Citigroup Inc., which has rented offices in Nigeria since 1984, will move into its own building on Lagos's Victoria Island in August, says Emeka Emuwa, head of the bank's Nigerian unit.

``It's hard to compete if you're not in the corridors,'' he says.

The biggest U.S. bank is loaning United Cement Co. of Nigeria Ltd., a venture between Lagos-based Flour Mills Nigeria Plc and Switzerland's Holcim Ltd., $205 million to finance a new cement plant in Nigeria.

``In the past we would never have done that much,'' says Emuwa, 46.

BNP Paribas SA, the biggest French bank, opened a representative office in Nigeria last year, helping it win more deals, says Ronke Onadeko-Osayande, the bank's country director in Lagos. Last month it arranged a $1.5 billion loan to Zenon Petroleum & Gas Ltd., which is building an oil-products storage facility and a chain of gas stations.

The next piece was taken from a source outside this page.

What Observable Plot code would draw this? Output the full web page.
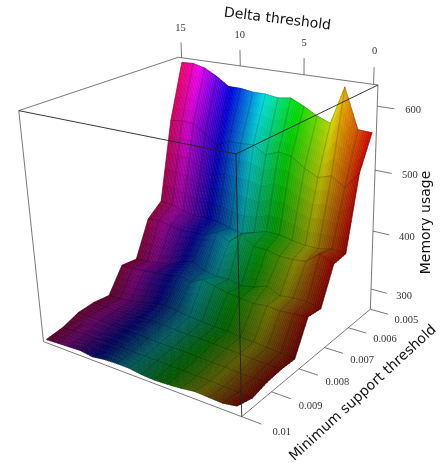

``We're more on the ground, which makes it easier to spot opportunities,'' she says.

The International Monetary Fund forecasts Nigeria's economy will expand 8.2 per cent this year from an estimated 5.3 per cent growth in 2006. The country's benchmark stock index quadrupled over the past seven years.

Nigeria has proven trustworthy on what it owes. The country last month paid $480 million to Merrill Lynch & Co., the last of its debt to the London Club of commercial lenders.

``The excitement I feel about what is happening in Africa and Nigeria is more about untapped opportunities than about going back to my roots,'' Ike says.